Timothy Bigelow, an associate professor of mechanical engineering and electrical and computer engineering, is using high-intensity ultrasounds as a noninvasive way to treat infections that can grow on medical implants.
“Medical implant infections are uncommon, but when they do occur you have to have a second operation to remove the implant and replace it,” Bigelow said.
Bigelow and his research team use high-intensity ultrasounds to destroy bacteria biofilm, which is a protective matrix that prevents antibiotics from being effective and can lead to the development of antibiotic-resistant strains of bacteria. The ultrasounds break down the bacteria and fragment the cells, all through the body wall, eliminating the need for an invasive surgery.
In a project funded by the National Institutes of Health, Bigelow is currently focused on hernia mesh repair. He plans to eventually work on more intensive procedures involving artificial heart valves and heart assist devices, which can be much more serious if an infection does occur. In addition to ultrasound therapy, Bigelow is also working to improve the diagnosis of medical conditions such as early-stage ovarian cancer.
Bigelow said that his research combines elements of both electrical and mechanical engineering.
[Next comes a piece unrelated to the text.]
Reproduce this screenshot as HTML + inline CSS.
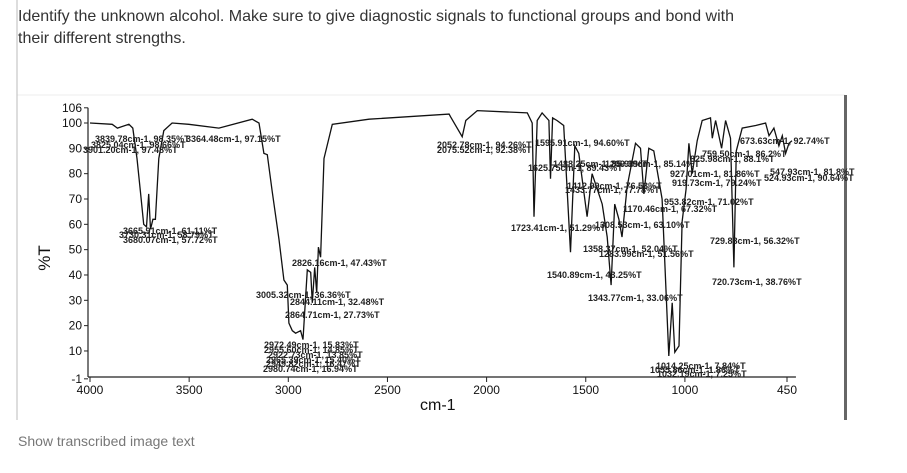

“Ultrasound therapy is at the boundary of both electrical engineering and mechanical engineering,” said Bigelow. “It requires an understanding of wave propagation, a critical part of electrical engineering, as well as an understanding of stress/strain and thermodynamics in order to understand how the waves are really interacting with the biological structures. Without both, designing safe and effective therapies would not be possible.”